The main difference between being fired and being laid off is the reasoning behind the termination. When a company fires employees, it’s generally on an individual basis because of poor performance, inappropriate behavior, or a whole host of other problems with the employee. Layoffs occur because of a problem within the company. Often it’s because of economics, but other factors can play a role as well. Here are 10 common reasons for company layoffs:
When a company needs to save money, employees, which are a fixed cost, are one of the easiest things to get to rid of. The money can then be reallocated to other areas the higher-ups deem more necessary.
Lack of Funds
It’s also possible that the money doesn’t need to be reallocated -- it simply may not be there. When there’s no business, there’s no money. When there’s no money, there’s no way to pay employees. Even if workers weren’t getting laid off, they certainly wouldn’t stick around to work for free.
Lack of Work
Business isn’t always booming. For companies like factories, orders may not always come in as great a quantity as they once did. When the work isn’t there to be done, employees can’t be kept to do nothing.
Sometimes companies move to entirely different locations. They may be trying to reach new clients or looking for better opportunities or cheaper real estate.

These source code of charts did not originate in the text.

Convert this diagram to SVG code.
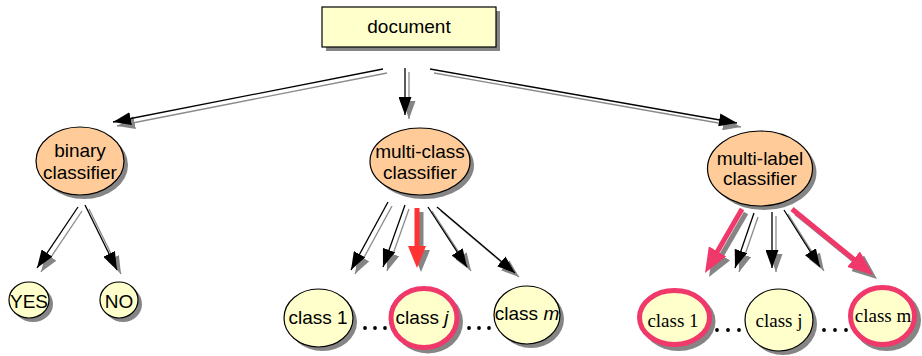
<svg xmlns="http://www.w3.org/2000/svg" width="922" height="356" viewBox="0 0 922 356">
<style>
.sh{fill:#858585;stroke:none}
.peach{fill:#FFCC99;stroke:#000;stroke-width:1.2}
.cream{fill:#FFFFCC;stroke:#000;stroke-width:1.2}
.sel{fill:#FFFFCC;stroke:#F0386B;stroke-width:5}
.t{font-family:"Liberation Sans",Arial,sans-serif;font-size:19px;fill:#000;text-anchor:middle}
.ts{font-family:"Liberation Serif","Times New Roman",serif;font-size:19px;fill:#000;text-anchor:middle}
.ln{fill:none;stroke:#000;stroke-width:1.3;marker-end:url(#ah)}
.lns{fill:none;stroke:#8a8a8a;stroke-width:1.3;marker-end:url(#ahs)}
.rmc{fill:none;stroke:#FF3333;stroke-width:5;marker-end:url(#arm)}
.rmcs{fill:none;stroke:#858585;stroke-width:5;marker-end:url(#arms)}
.rml{fill:none;stroke:#F0386B;stroke-width:5;marker-end:url(#arl)}
.rmls{fill:none;stroke:#858585;stroke-width:5;marker-end:url(#arls)}
.dot{fill:#000}
</style>
<defs>
<marker id="ah" markerUnits="userSpaceOnUse" markerWidth="18" markerHeight="13" refX="18" refY="6.5" orient="auto"><path d="M0,0 L18,6.5 L0,13 z" fill="#000"/></marker>
<marker id="ahs" markerUnits="userSpaceOnUse" markerWidth="18" markerHeight="13" refX="18" refY="6.5" orient="auto"><path d="M0,0 L18,6.5 L0,13 z" fill="#858585"/></marker>
<marker id="arm" markerUnits="userSpaceOnUse" markerWidth="22" markerHeight="18" refX="7" refY="9" orient="auto"><path d="M0,0 L22,9 L0,18 z" fill="#FF3333"/></marker>
<marker id="arms" markerUnits="userSpaceOnUse" markerWidth="22" markerHeight="18" refX="7" refY="9" orient="auto"><path d="M0,0 L22,9 L0,18 z" fill="#858585"/></marker>
<marker id="arl" markerUnits="userSpaceOnUse" markerWidth="25" markerHeight="20" refX="10" refY="10" orient="auto"><path d="M0,0 L25,10 L0,20 z" fill="#F0386B"/></marker>
<marker id="arls" markerUnits="userSpaceOnUse" markerWidth="25" markerHeight="20" refX="10" refY="10" orient="auto"><path d="M0,0 L25,10 L0,20 z" fill="#858585"/></marker>
</defs>
<rect width="922" height="356" fill="#fff"/>

<g id="connectors">
<g id="connector-shadows" transform="translate(4,4)">
<line class="lns" x1="383" y1="69" x2="113" y2="122"/>
<line class="lns" x1="405" y1="68" x2="405" y2="115"/>
<line class="lns" x1="430" y1="69" x2="737" y2="123"/>
<line class="lns" x1="78" y1="207" x2="37" y2="268"/>
<line class="lns" x1="85" y1="205" x2="117" y2="270"/>
<line class="lns" x1="388" y1="202" x2="351" y2="270"/>
<line class="lns" x1="405" y1="205" x2="383" y2="267"/>
<line class="lns" x1="428" y1="207" x2="467" y2="267"/>
<line class="lns" x1="437" y1="207" x2="515" y2="273"/>
<line class="lns" x1="754" y1="213" x2="735" y2="268"/>
<line class="lns" x1="772" y1="212" x2="772" y2="268"/>
<line class="lns" x1="784" y1="210" x2="820" y2="267"/>
<line class="rmcs" x1="417" y1="208" x2="417" y2="253"/>
<line class="rmls" x1="742" y1="209" x2="712.5" y2="260"/>
<line class="rmls" x1="792" y1="209" x2="861.4" y2="265.5"/>
</g>
<line class="ln" x1="383" y1="69" x2="113" y2="122"/>
<line class="ln" x1="405" y1="68" x2="405" y2="115"/>
<line class="ln" x1="430" y1="69" x2="737" y2="123"/>
<line class="ln" x1="78" y1="207" x2="37" y2="268"/>
<line class="ln" x1="85" y1="205" x2="117" y2="270"/>
<line class="ln" x1="388" y1="202" x2="351" y2="270"/>
<line class="ln" x1="405" y1="205" x2="383" y2="267"/>
<line class="ln" x1="428" y1="207" x2="467" y2="267"/>
<line class="ln" x1="437" y1="207" x2="515" y2="273"/>
<line class="ln" x1="754" y1="213" x2="735" y2="268"/>
<line class="ln" x1="772" y1="212" x2="772" y2="268"/>
<line class="ln" x1="784" y1="210" x2="820" y2="267"/>
<line class="rmc" x1="417" y1="208" x2="417" y2="253"/>
<line class="rml" x1="742" y1="209" x2="712.5" y2="260"/>
<line class="rml" x1="792" y1="209" x2="861.4" y2="265.5"/>
</g>

<g id="document">
<rect class="sh" x="326" y="11" width="174" height="40"/>
<rect class="cream" x="322" y="7" width="174" height="40"/>
<text class="t" x="409" y="33">document</text>
</g>

<g id="binary-classifier">
<ellipse class="sh" cx="84" cy="165" rx="44" ry="34"/>
<ellipse class="peach" cx="80" cy="161" rx="44" ry="34"/>
<text class="t" x="80" y="157">binary</text>
<text class="t" x="80" y="179">classifier</text>
</g>

<g id="multi-class-classifier">
<ellipse class="sh" cx="424" cy="165.5" rx="50" ry="33.5"/>
<ellipse class="peach" cx="420" cy="161.5" rx="50" ry="33.5"/>
<text class="t" x="420" y="158">multi-class</text>
<text class="t" x="420" y="179">classifier</text>
</g>

<g id="multi-label-classifier">
<ellipse class="sh" cx="764" cy="172.5" rx="52.5" ry="37.5"/>
<ellipse class="peach" cx="760" cy="168.5" rx="52.5" ry="37.5"/>
<text class="t" x="760" y="165">multi-label</text>
<text class="t" x="760" y="185">classifier</text>
</g>

<g id="yes">
<ellipse class="sh" cx="33" cy="304" rx="20" ry="18"/>
<ellipse class="cream" cx="29" cy="300" rx="20" ry="18"/>
<text class="t" x="29" y="308">YES</text>
</g>

<g id="no">
<ellipse class="sh" cx="123" cy="304" rx="19" ry="18"/>
<ellipse class="cream" cx="119" cy="300" rx="19" ry="18"/>
<text class="t" x="119" y="308">NO</text>
</g>

<g id="mc-class-1">
<ellipse class="sh" cx="322.5" cy="322" rx="34.5" ry="29"/>
<ellipse class="cream" cx="318.5" cy="318" rx="34.5" ry="29"/>
<text class="t" x="318" y="324">class 1</text>
</g>

<g id="mc-class-j">
<ellipse class="sh" cx="428" cy="322" rx="35" ry="31.5"/>
<ellipse class="sel" cx="424" cy="318" rx="33" ry="29.5"/>
<text class="t" x="422" y="324">class <tspan font-style="italic">j</tspan></text>
</g>

<g id="mc-class-m">
<ellipse class="sh" cx="531" cy="319" rx="33" ry="29"/>
<ellipse class="cream" cx="527" cy="315" rx="33" ry="29"/>
<text class="t" x="527" y="320">class <tspan font-style="italic">m</tspan></text>
</g>

<g id="mc-dots">
<circle class="dot" cx="365" cy="328" r="1.9"/>
<circle class="dot" cx="375" cy="328" r="1.9"/>
<circle class="dot" cx="385" cy="328" r="1.9"/>
<circle class="dot" cx="469" cy="328" r="1.9"/>
<circle class="dot" cx="479" cy="328" r="1.9"/>
<circle class="dot" cx="489" cy="328" r="1.9"/>
</g>

<g id="ml-class-1">
<ellipse class="sh" cx="678.5" cy="321.5" rx="37" ry="29.5"/>
<ellipse class="sel" cx="674.5" cy="317.5" rx="35" ry="27"/>
<text class="ts" x="673" y="327">class 1</text>
</g>

<g id="ml-class-j">
<ellipse class="sh" cx="783" cy="324" rx="34" ry="31"/>
<ellipse class="cream" cx="779" cy="320" rx="34" ry="31"/>
<text class="ts" x="779" y="327">class j</text>
</g>

<g id="ml-class-m">
<ellipse class="sh" cx="886.5" cy="320" rx="34.5" ry="31"/>
<ellipse class="sel" cx="882.5" cy="316" rx="32" ry="28.5"/>
<text class="ts" x="883" y="322">class m</text>
</g>

<g id="ml-dots">
<circle class="dot" cx="717" cy="330" r="1.9"/>
<circle class="dot" cx="728" cy="330" r="1.9"/>
<circle class="dot" cx="739" cy="330" r="1.9"/>
<circle class="dot" cx="824" cy="330" r="1.9"/>
<circle class="dot" cx="835" cy="330" r="1.9"/>
<circle class="dot" cx="846" cy="330" r="1.9"/>
</g>
</svg>
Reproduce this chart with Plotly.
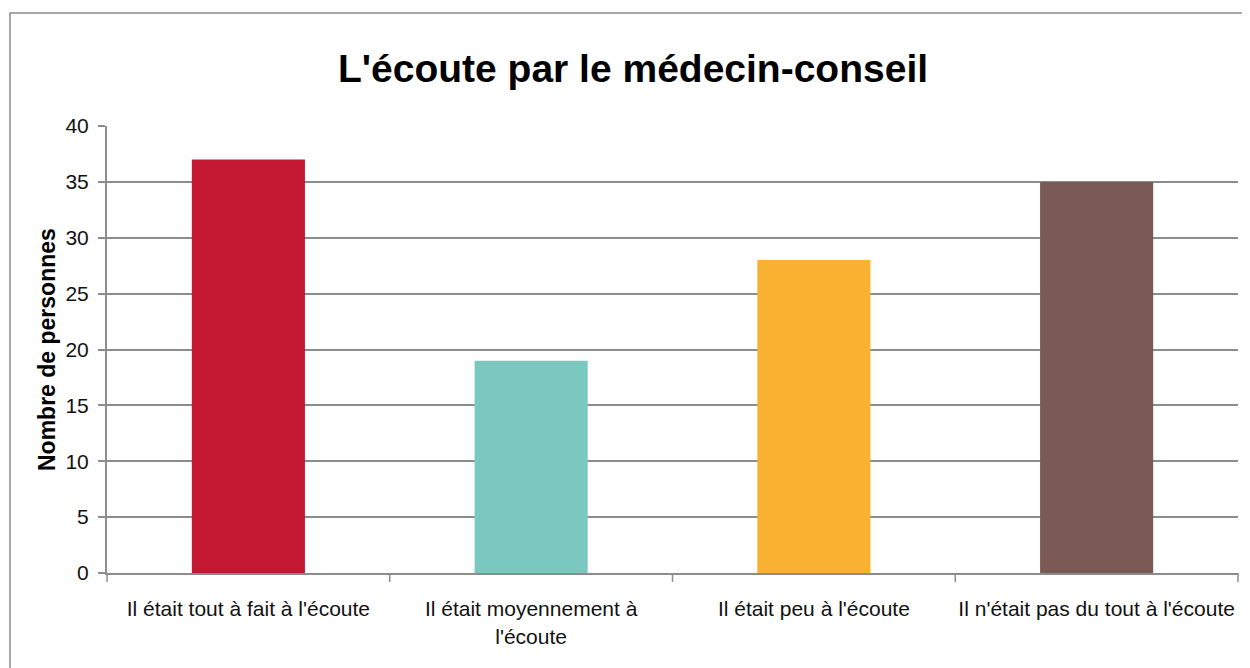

But often, the company moves because research shows the new area’s workers are more appropriately skilled for the job, and so they leave their old employees behind.
When two or more companies join together, everything changes. Specifically, what was a two-company job pool becomes a one-company job pool. There just may not be enough room to keep everyone.
If someone new takes over a company, it can completely change the goals and strategies of the business. When this happens, new management may decide a vast change in the workplace is needed; old policies and procedures become outdated, along with a large part of the original employees, who no longer fit with the new business model.
Companies often realize they can buy products at half the price by changing their vendor to a different company. Likewise, business leaders may find it much more cost effective to use workers from another business, rather than employing people on their own.
Termination of Projects
When a company finds that some of their products aren’t selling as well as other products, they may close down that particular part of their company. While some of the workers from the ended project may be moved over to increase productivity on the successful product, there may not be room for everyone.
Changing Standards and Policies
Sometimes the stipulations of a specific position may change, often due to a change in state or federal regulations. For example, where the job once required only a high school diploma, it suddenly requires a bachelor’s degree. If the employees under that position no longer fit the requirements and aren’t willing or able to do what it takes to fulfill them, the company has to let them go.
Many people find themselves being replaced by advancements in robotics. Buying a machine to do the job of three people drastically changes the revenues of the company. They can make one bulk purchase and pay one mechanical technician’s income to keep the machines running indefinitely, instead of paying a group of people’s yearly salaries over and over.